Notwithstanding these concerns, I believe that this rule represents an improvement over our current, outdated requirement and am happy to support it. To be clear, however, I view this as an initial step toward a truly principles-based, technologically neutral future where our registrants are free to find the best solutions available to meet our regulatory requirements.
I would like to express my thanks to the staff for all the hours they have spent engaging with market participants to find a way to move beyond WORM, in discussing recordkeeping with me, and in drafting this rule.
 The rule also sets out generally similar provisions for security-based swap dealers and major security-based swap participants. See amendments to Exchange Act rule 18a-6.
 Exchange Act rule 17a-4(f)(2)(ii)(A).
 Reporting Requirements for Brokers or Dealers under the Securities Exchange Act of 1934; Proposed Amendments, Exchange Act Rel. No. 32609 (July 9, 1993), 58 Fed. Reg. 38092, 38094 (July 15, 1993). See also id. at 38093 (noting that “[o]ptical storage technology allows for digital data recording in a non-rewriteable, non-erasable format, such as write once, ready many (‘WORM’), which provides a non-alterable, permanent record storage medium”).
 Reporting Requirements for Brokers or Dealers under the Securities Exchange Act of 1934; Final Rule, Exchange Act Rel.
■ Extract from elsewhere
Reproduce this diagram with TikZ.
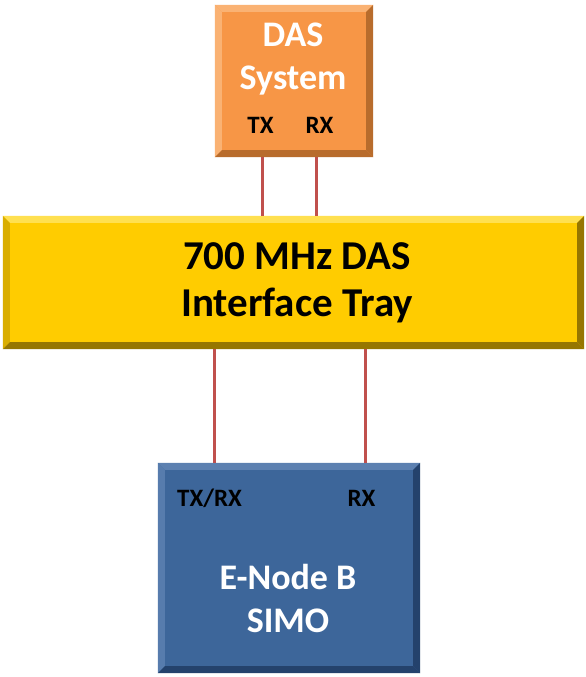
\documentclass[tikz,border=0pt]{standalone}
\usepackage{fontspec}
\setmainfont{Carlito}
\usepackage{xcolor}
\usetikzlibrary{positioning,calc}
\definecolor{dasorange}{RGB}{247,150,70}
\definecolor{daslight}{RGB}{250,178,115}
\definecolor{dasdark}{RGB}{184,108,44}
\definecolor{trayyellow}{RGB}{255,204,0}
\definecolor{traylight}{RGB}{255,224,80}
\definecolor{traydark}{RGB}{150,118,0}
\definecolor{enbblue}{RGB}{61,102,154}
\definecolor{enblight}{RGB}{92,128,176}
\definecolor{enbdark}{RGB}{36,66,108}
\definecolor{wirered}{RGB}{192,80,77}
% bevelled edge: node, top, left, bottom, right
\newcommand{\bevelbox}[5]{%
  \fill[#2] (#1.north west) -- (#1.north east) -- ([shift={(-7pt,-7pt)}]#1.north east) -- ([shift={(7pt,-7pt)}]#1.north west) -- cycle;
  \fill[#3] (#1.north west) -- (#1.south west) -- ([shift={(7pt,7pt)}]#1.south west) -- ([shift={(7pt,-7pt)}]#1.north west) -- cycle;
  \fill[#4] (#1.south west) -- (#1.south east) -- ([shift={(-7pt,7pt)}]#1.south east) -- ([shift={(7pt,7pt)}]#1.south west) -- cycle;
  \fill[#5] (#1.north east) -- (#1.south east) -- ([shift={(-7pt,7pt)}]#1.south east) -- ([shift={(-7pt,-7pt)}]#1.north east) -- cycle;
}
\tikzset{
  block/.style={
    rectangle,
    inner sep=0pt,
    align=center
  },
  dasbox/.style={block,fill=dasorange,minimum width=158pt,minimum height=152pt},
  traybox/.style={block,fill=trayyellow,minimum width=581pt,minimum height=133pt},
  enbbox/.style={block,fill=enbblue,minimum width=262pt,minimum height=210pt},
  titletext/.style={align=center,inner sep=0pt,text=white,
    font=\bfseries\fontsize{36}{43}\selectfont},
  traytext/.style={align=center,inner sep=0pt,text=black,
    font=\bfseries\fontsize{41}{47}\selectfont},
  portlabel/.style={inner sep=0pt,text=black,font=\bfseries\fontsize{25}{25}\selectfont},
  wire/.style={draw=wirered,line width=3pt}
}
\begin{document}
\begin{tikzpicture}[x=1pt,y=-1pt]
  \useasboundingbox (0,0) rectangle (586,677);
  \fill[white] (0,0) rectangle (586,677);
  % blocks
  \node[dasbox] (das) at (294,81) {};
  \bevelbox{das}{daslight}{daslight}{dasdark}{dasdark}
  \node[titletext] (dastitle) at (293,59) {DAS\\System};
  \node[portlabel] (dastx) at (260.5,125) {TX};
  \node[portlabel] (dasrx) at (319.5,125) {RX};
  \node[traybox] (tray) at (293.5,282.5) {};
  \bevelbox{tray}{traylight}{trayyellow!85!black}{traydark}{traydark}
  \node[traytext] (traytitle) at (297,283) {700 MHz DAS\\Interface Tray};
  \node[enbbox] (enb) at (289,568) {};
  \bevelbox{enb}{enblight}{enblight!85!enbblue}{enbdark}{enbdark}
  \node[titletext] (enbtitle) at (288,598) {E-Node B\\SIMO};
  \node[portlabel] (enbtxrx) at (209.5,498) {TX/RX};
  \node[portlabel] (enbrx) at (361.5,498) {RX};
  % connections
  \draw[wire] ([xshift=1.5pt]dastx.south |- das.south) -- ([xshift=1.5pt]dastx.south |- tray.north);
  \draw[wire] ([xshift=-3.5pt]dasrx.south |- das.south) -- ([xshift=-3.5pt]dasrx.south |- tray.north);
  \draw[wire] ([xshift=4.5pt]enbtxrx.south |- tray.south) -- ([xshift=4.5pt]enbtxrx.south |- enb.north);
  \draw[wire] ([xshift=3.5pt]enbrx.south |- tray.south) -- ([xshift=3.5pt]enbrx.south |- enb.north);
\end{tikzpicture}
\end{document}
No. 38245 (Feb. 5, 1997); 62 Fed. Reg. 6469, 6470 (Feb. 12, 1997) (“Several commenters explained that the description of optical storage technology in the Proposing Release included only one specific type of writing technology known as ablative writing, and requested clarification that the final rule would apply to other forms of optical disk technology that met the requirements of the rule.”).
 Electronic Storage of Broker-Dealer Records; Interpretation, Exchange Act Rel. No. 47806 (May 7, 2003), 68 Fed. Reg. 25281, 25282 (May 12, 2003).
 See SIFMA, Financial Services Roundtable, Futures Industry Association, Financial Svcs. Inst., International Swaps and Derivatives Association, Petition for Rulemaking to Amend Exchange Act Rule 17a-4(f) (Nov. 14, 2017), available at https://www.sec.gov/rules/petitions/2017/petn4-713.pdf.
 See id. at 5 (noting that “regulators . . . do not typically ask for production of records from WORM storage because the information or data is not readily sortable or searchable [but] instead request customized extracts or views of data collected from active storage systems where the record was originally created, that has not yet been transferred to a WORM system”).